In the coming months, Mind Your Fleet plans to launch self-drive, long-term rentals (LTR) module and employee transportation system modules. In addition, a complete revamp of the UI for apps will be completed, which will be compatible with the new changes in Android Marshmallow, and iOS.
With over three lakh bookings in just two years, they are a paid subscription-based model. The vendors get access to other vendors, buyers and customers through a single domain.
Global expansions are also on the cards, starting with Dubai, and expanding to Kenya, and other Middle-Eastern and African countries.
It is evident that the industry is revelling in opaqueness. The cab market is estimated to be growing at 17-20 percent in a year and is valued at a whopping $6-9 billion. If the market continues to grow at this rate, then it would be valued at $25 billion by 2025. Since an aggregator model needs low capital expenditure, this is the most-sought-after option for budding start-ups.
Having said this, this sector is fragmented and unorganised like none other.
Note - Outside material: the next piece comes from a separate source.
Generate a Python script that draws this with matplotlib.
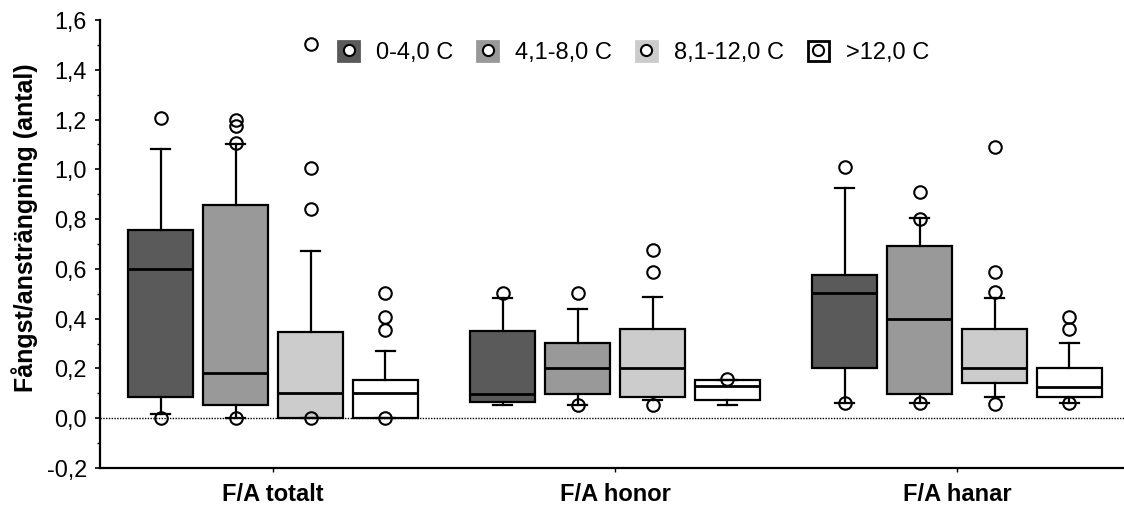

There’s an appalling amount of disconnect between the demand generated from both B2B (corporates) and B2C (retail) customers, and the supply provided. In a situation like this, without technology, a car-rental company can only optimise about 30 percent of its inventory, at most.
With the coming of Uber, Ola, and other such taxi aggregators, the transportation industry faced (and continue to face) disruption. These aggregators changed the business both dramatically and dynamically. Uber and Ola have been able to capture only about 10 percent of the Taxi Market in India, while the remaining 90 percent is still dominated by the traditional car rentals.
The cab aggregator space, unlike foodtech, healthtech and edtech, has not invited a fleet of startups, thereby making the industry less competitive. This nature of the market has allowed the new entrants like Zoomcar, Revv, Just Ride, MiCar, Carzonrent, Selfdrive.in, Voler, RentoMojo, and many other players are exploring the opportunity in self-drive car rental market. According to an estimate, more than 10 organised players are working in the segment in the four metro cities, with new players continuously joining in.